* STORED ROWS *
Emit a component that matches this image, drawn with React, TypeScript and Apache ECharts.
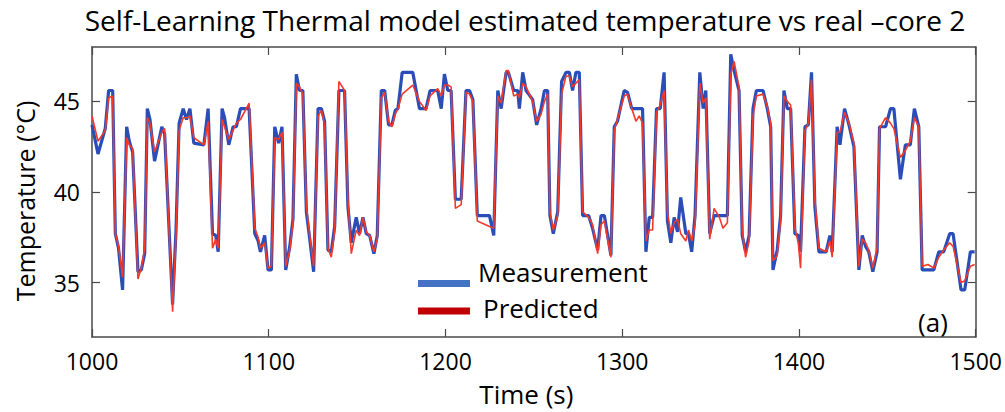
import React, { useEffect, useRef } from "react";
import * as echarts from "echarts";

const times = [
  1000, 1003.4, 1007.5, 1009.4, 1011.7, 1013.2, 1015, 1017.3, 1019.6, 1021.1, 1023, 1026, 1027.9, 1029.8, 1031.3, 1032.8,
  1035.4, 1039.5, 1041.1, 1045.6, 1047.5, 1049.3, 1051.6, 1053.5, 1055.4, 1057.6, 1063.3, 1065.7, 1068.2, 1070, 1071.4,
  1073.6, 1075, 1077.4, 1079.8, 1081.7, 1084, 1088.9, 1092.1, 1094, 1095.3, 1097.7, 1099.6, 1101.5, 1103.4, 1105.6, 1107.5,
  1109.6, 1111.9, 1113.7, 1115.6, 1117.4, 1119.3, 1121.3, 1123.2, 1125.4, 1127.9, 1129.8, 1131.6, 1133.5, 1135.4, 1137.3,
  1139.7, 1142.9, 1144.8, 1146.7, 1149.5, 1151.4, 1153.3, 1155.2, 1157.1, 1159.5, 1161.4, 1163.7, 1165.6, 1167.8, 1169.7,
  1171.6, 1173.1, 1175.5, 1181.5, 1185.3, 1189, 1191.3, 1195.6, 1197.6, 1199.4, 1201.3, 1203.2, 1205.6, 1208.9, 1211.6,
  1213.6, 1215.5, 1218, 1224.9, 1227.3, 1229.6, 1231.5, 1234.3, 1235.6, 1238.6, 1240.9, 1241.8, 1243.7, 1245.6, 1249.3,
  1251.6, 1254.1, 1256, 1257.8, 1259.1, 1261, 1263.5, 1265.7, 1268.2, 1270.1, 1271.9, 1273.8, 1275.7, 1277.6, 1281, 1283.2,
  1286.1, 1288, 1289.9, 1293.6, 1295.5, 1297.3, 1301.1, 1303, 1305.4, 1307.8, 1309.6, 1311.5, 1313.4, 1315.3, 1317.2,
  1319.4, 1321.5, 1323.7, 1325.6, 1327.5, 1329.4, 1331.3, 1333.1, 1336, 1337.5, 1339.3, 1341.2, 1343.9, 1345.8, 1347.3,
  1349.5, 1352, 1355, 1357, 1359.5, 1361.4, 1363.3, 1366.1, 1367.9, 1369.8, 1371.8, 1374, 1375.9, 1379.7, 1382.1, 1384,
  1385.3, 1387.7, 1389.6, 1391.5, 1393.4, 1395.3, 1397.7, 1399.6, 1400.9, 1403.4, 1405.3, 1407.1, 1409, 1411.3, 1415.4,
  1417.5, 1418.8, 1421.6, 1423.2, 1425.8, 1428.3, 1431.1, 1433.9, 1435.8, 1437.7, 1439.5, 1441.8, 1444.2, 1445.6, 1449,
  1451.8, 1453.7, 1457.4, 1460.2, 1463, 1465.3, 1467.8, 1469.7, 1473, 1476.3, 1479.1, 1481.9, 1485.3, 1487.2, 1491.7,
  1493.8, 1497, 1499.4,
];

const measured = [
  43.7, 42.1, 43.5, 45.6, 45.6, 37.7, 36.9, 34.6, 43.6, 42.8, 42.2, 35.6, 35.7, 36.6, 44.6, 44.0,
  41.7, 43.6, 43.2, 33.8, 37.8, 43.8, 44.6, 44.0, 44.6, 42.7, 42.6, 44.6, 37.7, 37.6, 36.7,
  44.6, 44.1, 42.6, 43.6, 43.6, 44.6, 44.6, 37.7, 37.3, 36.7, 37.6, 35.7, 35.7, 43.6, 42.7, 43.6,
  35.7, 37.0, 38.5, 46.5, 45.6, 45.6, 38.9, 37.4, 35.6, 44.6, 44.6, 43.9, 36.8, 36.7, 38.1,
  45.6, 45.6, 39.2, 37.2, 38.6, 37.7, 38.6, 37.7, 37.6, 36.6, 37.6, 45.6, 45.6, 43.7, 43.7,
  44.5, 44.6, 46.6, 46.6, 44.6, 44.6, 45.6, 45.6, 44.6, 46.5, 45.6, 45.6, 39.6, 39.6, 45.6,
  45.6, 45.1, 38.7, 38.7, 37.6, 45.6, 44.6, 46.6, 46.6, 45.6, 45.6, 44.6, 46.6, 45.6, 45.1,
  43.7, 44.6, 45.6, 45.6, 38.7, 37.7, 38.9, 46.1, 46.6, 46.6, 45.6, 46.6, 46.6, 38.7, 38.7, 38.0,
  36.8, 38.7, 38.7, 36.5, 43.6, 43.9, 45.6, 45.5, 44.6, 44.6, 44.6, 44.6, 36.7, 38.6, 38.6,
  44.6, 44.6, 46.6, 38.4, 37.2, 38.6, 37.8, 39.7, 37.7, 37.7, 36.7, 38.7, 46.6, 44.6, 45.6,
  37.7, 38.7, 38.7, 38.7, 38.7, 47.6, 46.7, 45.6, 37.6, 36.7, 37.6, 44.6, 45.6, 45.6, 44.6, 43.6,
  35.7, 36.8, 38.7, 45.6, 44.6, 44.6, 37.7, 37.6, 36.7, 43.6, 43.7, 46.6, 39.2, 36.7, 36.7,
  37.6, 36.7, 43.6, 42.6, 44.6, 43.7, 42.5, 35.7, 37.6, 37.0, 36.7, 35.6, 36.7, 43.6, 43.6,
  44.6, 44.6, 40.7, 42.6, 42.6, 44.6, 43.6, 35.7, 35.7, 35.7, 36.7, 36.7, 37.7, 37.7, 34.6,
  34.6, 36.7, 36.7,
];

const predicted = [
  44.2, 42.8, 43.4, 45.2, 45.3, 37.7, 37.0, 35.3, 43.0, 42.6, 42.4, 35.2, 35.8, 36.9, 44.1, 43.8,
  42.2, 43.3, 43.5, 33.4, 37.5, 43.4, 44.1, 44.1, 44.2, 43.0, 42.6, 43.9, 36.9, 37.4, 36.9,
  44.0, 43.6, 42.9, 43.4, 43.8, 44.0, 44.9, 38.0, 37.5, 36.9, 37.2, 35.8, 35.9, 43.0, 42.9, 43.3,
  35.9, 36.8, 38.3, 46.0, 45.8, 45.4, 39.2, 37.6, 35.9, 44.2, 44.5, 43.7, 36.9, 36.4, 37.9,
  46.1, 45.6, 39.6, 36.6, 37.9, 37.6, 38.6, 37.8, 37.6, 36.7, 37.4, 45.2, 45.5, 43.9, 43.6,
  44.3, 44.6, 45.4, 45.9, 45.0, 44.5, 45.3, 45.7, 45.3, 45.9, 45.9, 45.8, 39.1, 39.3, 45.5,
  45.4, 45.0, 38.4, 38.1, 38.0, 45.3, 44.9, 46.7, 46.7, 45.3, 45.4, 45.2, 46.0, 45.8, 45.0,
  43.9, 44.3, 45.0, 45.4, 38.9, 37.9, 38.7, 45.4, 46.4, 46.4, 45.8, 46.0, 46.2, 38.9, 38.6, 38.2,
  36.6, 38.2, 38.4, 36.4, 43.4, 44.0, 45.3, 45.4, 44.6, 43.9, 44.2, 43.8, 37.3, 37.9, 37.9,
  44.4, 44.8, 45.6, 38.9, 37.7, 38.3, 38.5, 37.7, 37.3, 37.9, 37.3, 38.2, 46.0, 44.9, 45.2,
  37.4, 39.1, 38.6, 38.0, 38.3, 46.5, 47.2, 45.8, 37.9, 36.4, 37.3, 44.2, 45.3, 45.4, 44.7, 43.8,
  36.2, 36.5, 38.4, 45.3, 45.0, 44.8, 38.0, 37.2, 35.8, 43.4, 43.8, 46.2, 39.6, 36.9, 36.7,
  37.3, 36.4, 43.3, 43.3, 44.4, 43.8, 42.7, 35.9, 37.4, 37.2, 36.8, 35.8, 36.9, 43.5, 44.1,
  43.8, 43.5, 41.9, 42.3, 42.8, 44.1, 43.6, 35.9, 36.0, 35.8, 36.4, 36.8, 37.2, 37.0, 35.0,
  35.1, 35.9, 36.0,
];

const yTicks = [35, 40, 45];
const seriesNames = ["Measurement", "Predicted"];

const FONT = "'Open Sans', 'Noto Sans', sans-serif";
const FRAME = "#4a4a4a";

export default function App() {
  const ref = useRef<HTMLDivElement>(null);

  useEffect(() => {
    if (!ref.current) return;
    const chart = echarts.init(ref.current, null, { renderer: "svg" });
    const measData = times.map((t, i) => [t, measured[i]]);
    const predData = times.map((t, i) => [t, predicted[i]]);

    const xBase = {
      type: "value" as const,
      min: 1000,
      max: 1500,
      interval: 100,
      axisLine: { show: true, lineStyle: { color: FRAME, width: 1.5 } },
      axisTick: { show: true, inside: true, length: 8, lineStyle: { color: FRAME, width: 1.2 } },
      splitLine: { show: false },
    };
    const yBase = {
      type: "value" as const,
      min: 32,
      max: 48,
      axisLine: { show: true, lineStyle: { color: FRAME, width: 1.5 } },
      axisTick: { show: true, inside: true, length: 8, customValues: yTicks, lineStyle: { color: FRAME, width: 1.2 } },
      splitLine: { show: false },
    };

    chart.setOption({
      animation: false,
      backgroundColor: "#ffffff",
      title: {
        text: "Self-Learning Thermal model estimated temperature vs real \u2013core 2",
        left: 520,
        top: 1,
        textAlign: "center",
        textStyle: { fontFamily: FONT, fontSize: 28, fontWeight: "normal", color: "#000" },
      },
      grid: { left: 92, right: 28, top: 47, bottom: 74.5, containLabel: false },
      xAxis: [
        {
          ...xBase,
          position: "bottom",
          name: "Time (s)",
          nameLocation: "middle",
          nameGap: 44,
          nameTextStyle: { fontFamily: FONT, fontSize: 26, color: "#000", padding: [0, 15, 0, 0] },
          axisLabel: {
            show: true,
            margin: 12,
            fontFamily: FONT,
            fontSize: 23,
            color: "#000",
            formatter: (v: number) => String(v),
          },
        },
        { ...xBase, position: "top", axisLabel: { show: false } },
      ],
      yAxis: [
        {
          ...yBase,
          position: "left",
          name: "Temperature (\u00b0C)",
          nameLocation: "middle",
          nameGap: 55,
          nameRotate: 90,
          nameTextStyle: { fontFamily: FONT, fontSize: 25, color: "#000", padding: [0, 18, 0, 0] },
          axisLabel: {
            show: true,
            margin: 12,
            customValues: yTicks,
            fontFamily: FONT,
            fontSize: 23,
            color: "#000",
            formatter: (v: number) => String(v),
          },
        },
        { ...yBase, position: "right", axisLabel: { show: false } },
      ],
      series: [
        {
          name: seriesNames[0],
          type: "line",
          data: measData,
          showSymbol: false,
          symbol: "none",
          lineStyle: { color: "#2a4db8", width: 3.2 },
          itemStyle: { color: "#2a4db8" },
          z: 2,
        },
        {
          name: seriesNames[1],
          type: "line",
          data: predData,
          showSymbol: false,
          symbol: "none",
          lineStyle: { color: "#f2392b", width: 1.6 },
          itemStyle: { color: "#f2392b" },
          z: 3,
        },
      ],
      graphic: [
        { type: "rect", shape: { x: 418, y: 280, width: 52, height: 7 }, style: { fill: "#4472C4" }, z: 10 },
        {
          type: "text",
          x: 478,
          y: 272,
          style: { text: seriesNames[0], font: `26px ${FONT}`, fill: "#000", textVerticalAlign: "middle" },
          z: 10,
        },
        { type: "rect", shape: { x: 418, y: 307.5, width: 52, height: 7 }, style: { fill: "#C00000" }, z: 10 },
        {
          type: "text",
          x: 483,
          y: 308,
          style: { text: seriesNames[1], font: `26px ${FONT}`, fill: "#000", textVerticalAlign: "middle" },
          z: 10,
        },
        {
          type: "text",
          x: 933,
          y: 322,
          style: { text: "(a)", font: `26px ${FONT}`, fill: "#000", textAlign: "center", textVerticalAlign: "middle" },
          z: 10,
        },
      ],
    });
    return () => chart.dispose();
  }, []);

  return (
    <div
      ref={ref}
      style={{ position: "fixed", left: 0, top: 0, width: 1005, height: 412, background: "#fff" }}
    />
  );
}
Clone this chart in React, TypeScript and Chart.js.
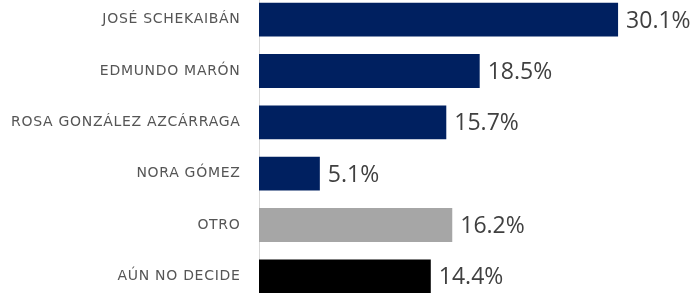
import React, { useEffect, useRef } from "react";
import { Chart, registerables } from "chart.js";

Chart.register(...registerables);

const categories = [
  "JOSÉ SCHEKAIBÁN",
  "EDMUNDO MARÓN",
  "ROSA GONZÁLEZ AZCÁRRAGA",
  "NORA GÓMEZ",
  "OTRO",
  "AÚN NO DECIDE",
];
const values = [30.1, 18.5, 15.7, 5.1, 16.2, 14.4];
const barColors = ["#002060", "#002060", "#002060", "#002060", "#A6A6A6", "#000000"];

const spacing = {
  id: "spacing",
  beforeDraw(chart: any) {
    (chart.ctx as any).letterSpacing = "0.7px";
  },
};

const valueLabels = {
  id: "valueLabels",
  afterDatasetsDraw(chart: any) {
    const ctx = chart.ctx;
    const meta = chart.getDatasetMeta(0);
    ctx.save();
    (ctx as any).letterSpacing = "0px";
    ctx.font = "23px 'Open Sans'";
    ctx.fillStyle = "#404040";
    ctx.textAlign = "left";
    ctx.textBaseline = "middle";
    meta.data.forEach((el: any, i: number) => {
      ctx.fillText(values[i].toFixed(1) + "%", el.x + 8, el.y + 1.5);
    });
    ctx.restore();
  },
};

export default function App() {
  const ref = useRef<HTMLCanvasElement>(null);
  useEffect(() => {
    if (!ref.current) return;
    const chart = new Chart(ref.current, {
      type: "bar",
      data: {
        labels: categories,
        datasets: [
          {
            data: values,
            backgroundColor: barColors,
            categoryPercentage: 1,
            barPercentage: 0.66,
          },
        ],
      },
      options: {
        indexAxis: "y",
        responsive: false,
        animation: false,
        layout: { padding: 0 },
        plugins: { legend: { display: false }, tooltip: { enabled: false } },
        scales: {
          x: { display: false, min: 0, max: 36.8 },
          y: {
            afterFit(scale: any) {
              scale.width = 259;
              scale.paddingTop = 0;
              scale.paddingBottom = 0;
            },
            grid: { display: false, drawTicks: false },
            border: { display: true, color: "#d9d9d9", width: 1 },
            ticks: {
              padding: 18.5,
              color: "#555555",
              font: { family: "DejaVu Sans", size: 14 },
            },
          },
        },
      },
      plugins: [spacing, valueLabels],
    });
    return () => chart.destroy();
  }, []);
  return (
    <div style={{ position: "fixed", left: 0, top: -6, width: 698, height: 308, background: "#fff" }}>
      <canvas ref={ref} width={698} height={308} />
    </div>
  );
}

* TASK DETAILS *
Look through the entries and find each line that has the string "React". Copy those lines.

* TASK ANSWER *
Emit a component that matches this image, drawn with React, TypeScript and Apache ECharts.
import React, { useEffect, useRef } from "react";
Clone this chart in React, TypeScript and Chart.js.
import React, { useEffect, useRef } from "react";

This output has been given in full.